Personal information
- Full name: John McIver
- Born: 27 May 1881 Glasgow, Lanarkshire, Scotland
- Died: 27 October 1950 (aged 69) Rawalpindi, Punjab, Pakistan
- Batting: Unknown
- Relations: John McIver (son)

Domestic team information
- 1918/19: Europeans

Career statistics
| Competition | First-class |
| Matches | 1 |
| Runs scored | 12 |
| Batting average | 6.00 |
| 100s/50s | –/– |
| Top score | 12 |
| Balls bowled | 167 |
| Wickets | 4 |
| Bowling average | 17.00 |
| 5 wickets in innings | – |
| 10 wickets in match | – |
| Best bowling | 2/5 |
| Catches/stumpings | 1/– |
- Source: ESPNcricinfo, 19 November 2022

= John McIver =

Scottish cricketer

John McIver (27 May 1881 — 27 October 1950) was a Scottish first-class cricketer.

The son of William Broadfoot McIver, he was born in Glasgow in May 1881. He was educated at Uppingham School, before matriculating to Trinity College, Cambridge.

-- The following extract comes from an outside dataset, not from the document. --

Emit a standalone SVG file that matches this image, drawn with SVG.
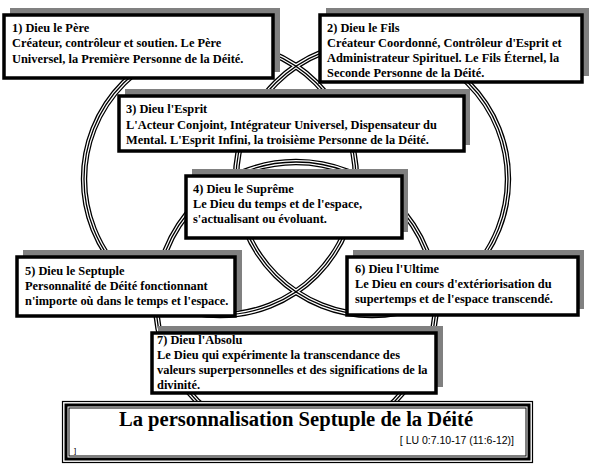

After graduating from Cambridge, he went to British India where he worked as a broker in Madras for Messrs Hudson, Tod & Co. While in India, he made a single appearance in first-class cricket for the Europeans cricket team against the Indians at Madras in the Madras Presidency Match of 1919. Batting twice in the match, he was dismissed without scoring by Cotah Ramaswami in the Europeans first innings, while in their second innings he was dismissed for 12 runs by C. K. Krishnaswamy. Across the match he took 4 wickets for the cost of 68 runs. McIver remained in India following the end of British rule there, and following the Partition of India he was resident at Rawalpindi in the newly formed state of Pakistan, where he died in October 1950. His son, also called John, was a first-class cricketer.